▶ MATERIAL FOR THIS TASK
• • • • • • •

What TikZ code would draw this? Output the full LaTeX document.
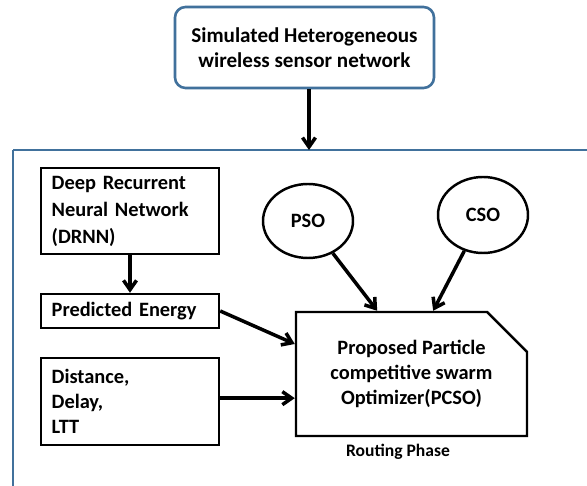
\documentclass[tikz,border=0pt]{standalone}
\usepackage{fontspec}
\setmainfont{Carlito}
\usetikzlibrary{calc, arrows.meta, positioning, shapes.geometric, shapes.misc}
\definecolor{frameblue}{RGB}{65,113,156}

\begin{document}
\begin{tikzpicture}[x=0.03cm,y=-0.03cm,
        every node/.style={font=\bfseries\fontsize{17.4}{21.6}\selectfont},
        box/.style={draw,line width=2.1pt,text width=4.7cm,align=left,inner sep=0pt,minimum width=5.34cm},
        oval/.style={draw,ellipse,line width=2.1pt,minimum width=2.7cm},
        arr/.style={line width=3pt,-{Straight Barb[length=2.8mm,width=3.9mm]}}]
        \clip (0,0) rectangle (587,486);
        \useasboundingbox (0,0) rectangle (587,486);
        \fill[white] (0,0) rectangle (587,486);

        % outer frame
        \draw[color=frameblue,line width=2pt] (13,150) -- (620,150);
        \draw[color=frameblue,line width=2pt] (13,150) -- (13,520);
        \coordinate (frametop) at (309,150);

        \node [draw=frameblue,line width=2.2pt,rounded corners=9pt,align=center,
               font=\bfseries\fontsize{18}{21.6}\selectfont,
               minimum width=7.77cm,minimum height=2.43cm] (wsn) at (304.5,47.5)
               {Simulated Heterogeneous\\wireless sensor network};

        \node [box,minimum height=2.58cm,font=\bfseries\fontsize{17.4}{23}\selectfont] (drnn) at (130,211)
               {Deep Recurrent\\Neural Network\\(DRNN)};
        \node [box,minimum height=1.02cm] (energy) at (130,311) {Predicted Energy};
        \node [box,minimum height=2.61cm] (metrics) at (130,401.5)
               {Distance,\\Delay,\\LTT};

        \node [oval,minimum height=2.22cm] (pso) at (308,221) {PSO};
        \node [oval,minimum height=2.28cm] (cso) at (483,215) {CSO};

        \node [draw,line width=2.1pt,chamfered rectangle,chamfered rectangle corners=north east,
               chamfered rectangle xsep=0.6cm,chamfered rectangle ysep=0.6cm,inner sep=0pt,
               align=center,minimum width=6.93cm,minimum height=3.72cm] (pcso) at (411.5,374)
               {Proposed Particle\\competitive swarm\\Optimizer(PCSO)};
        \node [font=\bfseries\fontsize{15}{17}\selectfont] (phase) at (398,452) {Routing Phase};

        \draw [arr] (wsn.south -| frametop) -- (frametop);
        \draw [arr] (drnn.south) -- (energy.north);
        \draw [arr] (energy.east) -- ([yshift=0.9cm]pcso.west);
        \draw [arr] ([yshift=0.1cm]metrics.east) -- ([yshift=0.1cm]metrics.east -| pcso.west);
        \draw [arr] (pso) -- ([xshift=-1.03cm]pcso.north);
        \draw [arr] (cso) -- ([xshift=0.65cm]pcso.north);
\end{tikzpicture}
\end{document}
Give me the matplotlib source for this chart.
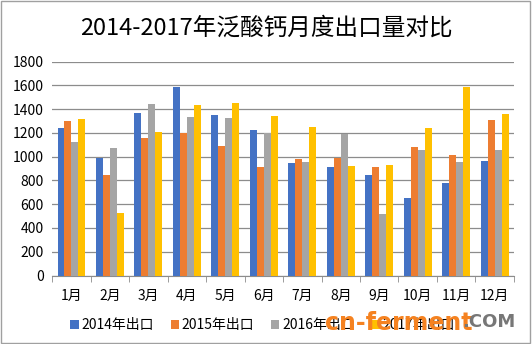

• • • • • • •

▶ STATED EXERCISE
Repeat the records above verbatim, with no pictures in the result.

▶ ANSWER TO THIS EXERCISE
What TikZ code would draw this? Output the full LaTeX document.
\documentclass[tikz,border=0pt]{standalone}
\usepackage{fontspec}
\setmainfont{Carlito}
\usetikzlibrary{calc, arrows.meta, positioning, shapes.geometric, shapes.misc}
\definecolor{frameblue}{RGB}{65,113,156}

\begin{document}
\begin{tikzpicture}[x=0.03cm,y=-0.03cm,
        every node/.style={font=\bfseries\fontsize{17.4}{21.6}\selectfont},
        box/.style={draw,line width=2.1pt,text width=4.7cm,align=left,inner sep=0pt,minimum width=5.34cm},
        oval/.style={draw,ellipse,line width=2.1pt,minimum width=2.7cm},
        arr/.style={line width=3pt,-{Straight Barb[length=2.8mm,width=3.9mm]}}]
        \clip (0,0) rectangle (587,486);
        \useasboundingbox (0,0) rectangle (587,486);
        \fill[white] (0,0) rectangle (587,486);

        % outer frame
        \draw[color=frameblue,line width=2pt] (13,150) -- (620,150);
        \draw[color=frameblue,line width=2pt] (13,150) -- (13,520);
        \coordinate (frametop) at (309,150);

        \node [draw=frameblue,line width=2.2pt,rounded corners=9pt,align=center,
               font=\bfseries\fontsize{18}{21.6}\selectfont,
               minimum width=7.77cm,minimum height=2.43cm] (wsn) at (304.5,47.5)
               {Simulated Heterogeneous\\wireless sensor network};

        \node [box,minimum height=2.58cm,font=\bfseries\fontsize{17.4}{23}\selectfont] (drnn) at (130,211)
               {Deep Recurrent\\Neural Network\\(DRNN)};
        \node [box,minimum height=1.02cm] (energy) at (130,311) {Predicted Energy};
        \node [box,minimum height=2.61cm] (metrics) at (130,401.5)
               {Distance,\\Delay,\\LTT};

        \node [oval,minimum height=2.22cm] (pso) at (308,221) {PSO};
        \node [oval,minimum height=2.28cm] (cso) at (483,215) {CSO};

        \node [draw,line width=2.1pt,chamfered rectangle,chamfered rectangle corners=north east,
               chamfered rectangle xsep=0.6cm,chamfered rectangle ysep=0.6cm,inner sep=0pt,
               align=center,minimum width=6.93cm,minimum height=3.72cm] (pcso) at (411.5,374)
               {Proposed Particle\\competitive swarm\\Optimizer(PCSO)};
        \node [font=\bfseries\fontsize{15}{17}\selectfont] (phase) at (398,452) {Routing Phase};

        \draw [arr] (wsn.south -| frametop) -- (frametop);
        \draw [arr] (drnn.south) -- (energy.north);
        \draw [arr] (energy.east) -- ([yshift=0.9cm]pcso.west);
        \draw [arr] ([yshift=0.1cm]metrics.east) -- ([yshift=0.1cm]metrics.east -| pcso.west);
        \draw [arr] (pso) -- ([xshift=-1.03cm]pcso.north);
        \draw [arr] (cso) -- ([xshift=0.65cm]pcso.north);
\end{tikzpicture}
\end{document}
Give me the matplotlib source for this chart.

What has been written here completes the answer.